● What you have to do
Your task is to copy the listing exactly, with the pictures left out.
** Begin Data lines **
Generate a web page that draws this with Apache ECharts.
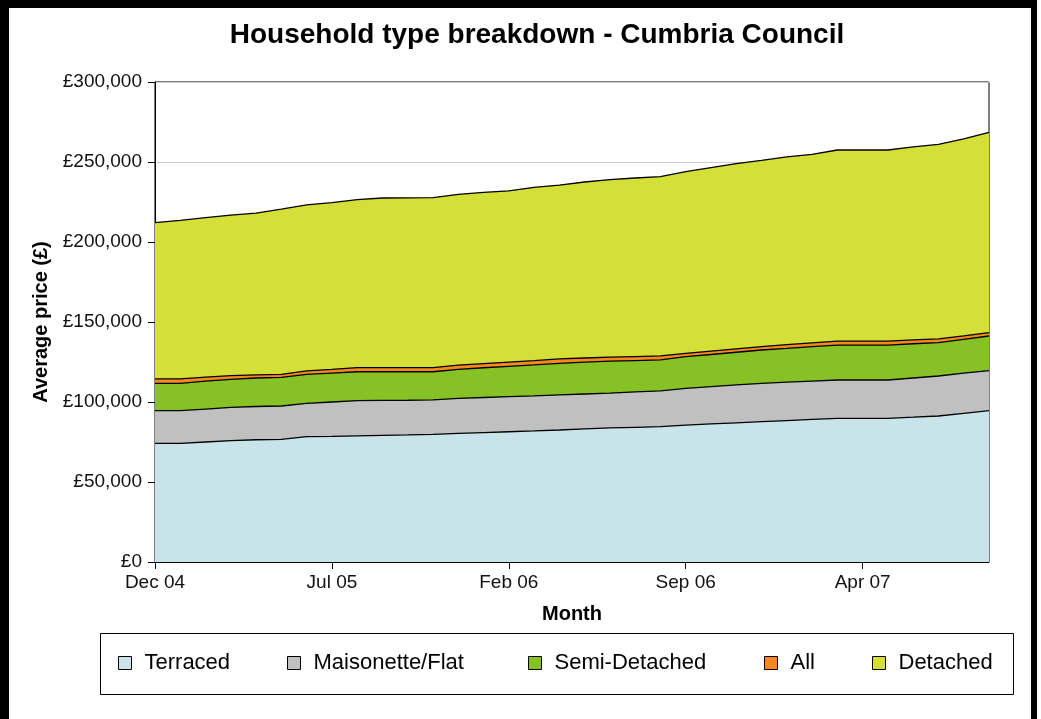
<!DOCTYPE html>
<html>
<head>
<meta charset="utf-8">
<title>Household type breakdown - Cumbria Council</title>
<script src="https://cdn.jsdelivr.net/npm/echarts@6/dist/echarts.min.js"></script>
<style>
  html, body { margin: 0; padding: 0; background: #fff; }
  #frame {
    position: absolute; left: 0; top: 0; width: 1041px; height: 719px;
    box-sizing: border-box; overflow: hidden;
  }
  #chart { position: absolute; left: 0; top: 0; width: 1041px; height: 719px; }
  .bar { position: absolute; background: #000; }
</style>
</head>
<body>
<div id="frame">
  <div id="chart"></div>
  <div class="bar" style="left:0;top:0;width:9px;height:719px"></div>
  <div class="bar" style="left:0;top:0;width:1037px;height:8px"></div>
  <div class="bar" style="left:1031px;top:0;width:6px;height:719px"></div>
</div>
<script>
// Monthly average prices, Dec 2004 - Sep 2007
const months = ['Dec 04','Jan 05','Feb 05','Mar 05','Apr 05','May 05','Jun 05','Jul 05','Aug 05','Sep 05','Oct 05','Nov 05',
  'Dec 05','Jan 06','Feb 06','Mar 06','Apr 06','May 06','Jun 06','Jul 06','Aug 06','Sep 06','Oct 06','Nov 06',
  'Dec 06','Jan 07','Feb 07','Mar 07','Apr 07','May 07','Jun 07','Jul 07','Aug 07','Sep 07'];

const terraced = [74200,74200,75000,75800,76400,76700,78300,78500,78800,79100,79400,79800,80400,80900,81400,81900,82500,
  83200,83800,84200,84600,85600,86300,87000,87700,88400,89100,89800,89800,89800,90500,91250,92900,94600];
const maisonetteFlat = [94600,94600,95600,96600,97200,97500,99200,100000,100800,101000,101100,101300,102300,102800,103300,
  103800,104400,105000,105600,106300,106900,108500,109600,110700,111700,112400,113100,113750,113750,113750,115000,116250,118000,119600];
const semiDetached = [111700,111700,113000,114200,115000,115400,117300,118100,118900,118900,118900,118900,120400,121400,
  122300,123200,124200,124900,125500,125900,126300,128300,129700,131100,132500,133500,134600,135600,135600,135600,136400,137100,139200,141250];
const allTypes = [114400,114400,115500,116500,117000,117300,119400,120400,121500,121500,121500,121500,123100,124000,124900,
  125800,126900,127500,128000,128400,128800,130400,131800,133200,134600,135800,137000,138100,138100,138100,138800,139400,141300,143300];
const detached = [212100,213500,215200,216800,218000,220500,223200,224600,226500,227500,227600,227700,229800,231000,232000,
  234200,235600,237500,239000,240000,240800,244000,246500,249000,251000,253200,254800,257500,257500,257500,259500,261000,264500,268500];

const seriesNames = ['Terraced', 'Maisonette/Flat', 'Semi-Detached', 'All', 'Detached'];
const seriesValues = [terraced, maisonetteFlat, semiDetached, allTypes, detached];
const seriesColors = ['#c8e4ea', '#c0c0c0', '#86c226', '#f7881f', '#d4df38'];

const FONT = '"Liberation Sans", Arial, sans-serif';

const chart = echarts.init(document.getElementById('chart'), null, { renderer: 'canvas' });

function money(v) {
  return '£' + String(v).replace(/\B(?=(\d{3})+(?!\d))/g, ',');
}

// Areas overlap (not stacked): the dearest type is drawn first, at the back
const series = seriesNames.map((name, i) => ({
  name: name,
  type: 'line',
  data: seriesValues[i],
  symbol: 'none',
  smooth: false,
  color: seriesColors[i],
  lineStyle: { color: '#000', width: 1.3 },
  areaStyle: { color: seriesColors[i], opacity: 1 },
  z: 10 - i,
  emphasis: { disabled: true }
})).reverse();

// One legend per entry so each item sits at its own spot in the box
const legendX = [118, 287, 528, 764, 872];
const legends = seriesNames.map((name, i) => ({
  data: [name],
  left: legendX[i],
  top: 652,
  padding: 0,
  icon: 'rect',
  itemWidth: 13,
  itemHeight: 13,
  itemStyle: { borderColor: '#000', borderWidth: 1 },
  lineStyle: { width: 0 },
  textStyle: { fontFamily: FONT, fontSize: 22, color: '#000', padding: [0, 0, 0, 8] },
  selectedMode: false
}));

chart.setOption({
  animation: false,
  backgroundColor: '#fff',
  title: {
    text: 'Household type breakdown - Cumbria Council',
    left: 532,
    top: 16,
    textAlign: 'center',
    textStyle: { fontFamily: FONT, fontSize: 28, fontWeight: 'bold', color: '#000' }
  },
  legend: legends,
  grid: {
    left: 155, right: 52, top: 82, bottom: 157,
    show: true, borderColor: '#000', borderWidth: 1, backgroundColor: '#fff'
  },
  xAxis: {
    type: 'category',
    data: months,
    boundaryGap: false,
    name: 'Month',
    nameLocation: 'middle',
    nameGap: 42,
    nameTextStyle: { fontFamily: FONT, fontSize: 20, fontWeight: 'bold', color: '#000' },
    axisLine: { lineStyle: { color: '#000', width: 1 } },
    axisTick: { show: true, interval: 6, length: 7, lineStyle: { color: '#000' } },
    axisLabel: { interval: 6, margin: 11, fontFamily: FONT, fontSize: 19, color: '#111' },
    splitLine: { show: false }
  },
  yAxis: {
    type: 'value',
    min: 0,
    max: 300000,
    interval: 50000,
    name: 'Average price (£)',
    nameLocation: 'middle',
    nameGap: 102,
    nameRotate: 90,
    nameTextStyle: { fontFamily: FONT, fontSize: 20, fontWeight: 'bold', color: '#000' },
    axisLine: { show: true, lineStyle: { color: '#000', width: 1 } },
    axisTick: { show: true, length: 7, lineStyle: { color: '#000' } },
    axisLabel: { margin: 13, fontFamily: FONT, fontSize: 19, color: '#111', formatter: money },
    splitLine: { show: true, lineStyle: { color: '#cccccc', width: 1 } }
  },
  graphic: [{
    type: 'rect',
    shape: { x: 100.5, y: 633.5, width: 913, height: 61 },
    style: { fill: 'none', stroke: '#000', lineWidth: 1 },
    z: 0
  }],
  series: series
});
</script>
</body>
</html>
** End Data lines **
● Finished answer
Generate a web page that draws this with Apache ECharts.
<!DOCTYPE html>
<html>
<head>
<meta charset="utf-8">
<title>Household type breakdown - Cumbria Council</title>
<script src="https://cdn.jsdelivr.net/npm/echarts@6/dist/echarts.min.js"></script>
<style>
  html, body { margin: 0; padding: 0; background: #fff; }
  #frame {
    position: absolute; left: 0; top: 0; width: 1041px; height: 719px;
    box-sizing: border-box; overflow: hidden;
  }
  #chart { position: absolute; left: 0; top: 0; width: 1041px; height: 719px; }
  .bar { position: absolute; background: #000; }
</style>
</head>
<body>
<div id="frame">
  <div id="chart"></div>
  <div class="bar" style="left:0;top:0;width:9px;height:719px"></div>
  <div class="bar" style="left:0;top:0;width:1037px;height:8px"></div>
  <div class="bar" style="left:1031px;top:0;width:6px;height:719px"></div>
</div>
<script>
// Monthly average prices, Dec 2004 - Sep 2007
const months = ['Dec 04','Jan 05','Feb 05','Mar 05','Apr 05','May 05','Jun 05','Jul 05','Aug 05','Sep 05','Oct 05','Nov 05',
  'Dec 05','Jan 06','Feb 06','Mar 06','Apr 06','May 06','Jun 06','Jul 06','Aug 06','Sep 06','Oct 06','Nov 06',
  'Dec 06','Jan 07','Feb 07','Mar 07','Apr 07','May 07','Jun 07','Jul 07','Aug 07','Sep 07'];

const terraced = [74200,74200,75000,75800,76400,76700,78300,78500,78800,79100,79400,79800,80400,80900,81400,81900,82500,
  83200,83800,84200,84600,85600,86300,87000,87700,88400,89100,89800,89800,89800,90500,91250,92900,94600];
const maisonetteFlat = [94600,94600,95600,96600,97200,97500,99200,100000,100800,101000,101100,101300,102300,102800,103300,
  103800,104400,105000,105600,106300,106900,108500,109600,110700,111700,112400,113100,113750,113750,113750,115000,116250,118000,119600];
const semiDetached = [111700,111700,113000,114200,115000,115400,117300,118100,118900,118900,118900,118900,120400,121400,
  122300,123200,124200,124900,125500,125900,126300,128300,129700,131100,132500,133500,134600,135600,135600,135600,136400,137100,139200,141250];
const allTypes = [114400,114400,115500,116500,117000,117300,119400,120400,121500,121500,121500,121500,123100,124000,124900,
  125800,126900,127500,128000,128400,128800,130400,131800,133200,134600,135800,137000,138100,138100,138100,138800,139400,141300,143300];
const detached = [212100,213500,215200,216800,218000,220500,223200,224600,226500,227500,227600,227700,229800,231000,232000,
  234200,235600,237500,239000,240000,240800,244000,246500,249000,251000,253200,254800,257500,257500,257500,259500,261000,264500,268500];

const seriesNames = ['Terraced', 'Maisonette/Flat', 'Semi-Detached', 'All', 'Detached'];
const seriesValues = [terraced, maisonetteFlat, semiDetached, allTypes, detached];
const seriesColors = ['#c8e4ea', '#c0c0c0', '#86c226', '#f7881f', '#d4df38'];

const FONT = '"Liberation Sans", Arial, sans-serif';

const chart = echarts.init(document.getElementById('chart'), null, { renderer: 'canvas' });

function money(v) {
  return '£' + String(v).replace(/\B(?=(\d{3})+(?!\d))/g, ',');
}

// Areas overlap (not stacked): the dearest type is drawn first, at the back
const series = seriesNames.map((name, i) => ({
  name: name,
  type: 'line',
  data: seriesValues[i],
  symbol: 'none',
  smooth: false,
  color: seriesColors[i],
  lineStyle: { color: '#000', width: 1.3 },
  areaStyle: { color: seriesColors[i], opacity: 1 },
  z: 10 - i,
  emphasis: { disabled: true }
})).reverse();

// One legend per entry so each item sits at its own spot in the box
const legendX = [118, 287, 528, 764, 872];
const legends = seriesNames.map((name, i) => ({
  data: [name],
  left: legendX[i],
  top: 652,
  padding: 0,
  icon: 'rect',
  itemWidth: 13,
  itemHeight: 13,
  itemStyle: { borderColor: '#000', borderWidth: 1 },
  lineStyle: { width: 0 },
  textStyle: { fontFamily: FONT, fontSize: 22, color: '#000', padding: [0, 0, 0, 8] },
  selectedMode: false
}));

chart.setOption({
  animation: false,
  backgroundColor: '#fff',
  title: {
    text: 'Household type breakdown - Cumbria Council',
    left: 532,
    top: 16,
    textAlign: 'center',
    textStyle: { fontFamily: FONT, fontSize: 28, fontWeight: 'bold', color: '#000' }
  },
  legend: legends,
  grid: {
    left: 155, right: 52, top: 82, bottom: 157,
    show: true, borderColor: '#000', borderWidth: 1, backgroundColor: '#fff'
  },
  xAxis: {
    type: 'category',
    data: months,
    boundaryGap: false,
    name: 'Month',
    nameLocation: 'middle',
    nameGap: 42,
    nameTextStyle: { fontFamily: FONT, fontSize: 20, fontWeight: 'bold', color: '#000' },
    axisLine: { lineStyle: { color: '#000', width: 1 } },
    axisTick: { show: true, interval: 6, length: 7, lineStyle: { color: '#000' } },
    axisLabel: { interval: 6, margin: 11, fontFamily: FONT, fontSize: 19, color: '#111' },
    splitLine: { show: false }
  },
  yAxis: {
    type: 'value',
    min: 0,
    max: 300000,
    interval: 50000,
    name: 'Average price (£)',
    nameLocation: 'middle',
    nameGap: 102,
    nameRotate: 90,
    nameTextStyle: { fontFamily: FONT, fontSize: 20, fontWeight: 'bold', color: '#000' },
    axisLine: { show: true, lineStyle: { color: '#000', width: 1 } },
    axisTick: { show: true, length: 7, lineStyle: { color: '#000' } },
    axisLabel: { margin: 13, fontFamily: FONT, fontSize: 19, color: '#111', formatter: money },
    splitLine: { show: true, lineStyle: { color: '#cccccc', width: 1 } }
  },
  graphic: [{
    type: 'rect',
    shape: { x: 100.5, y: 633.5, width: 913, height: 61 },
    style: { fill: 'none', stroke: '#000', lineWidth: 1 },
    z: 0
  }],
  series: series
});
</script>
</body>
</html>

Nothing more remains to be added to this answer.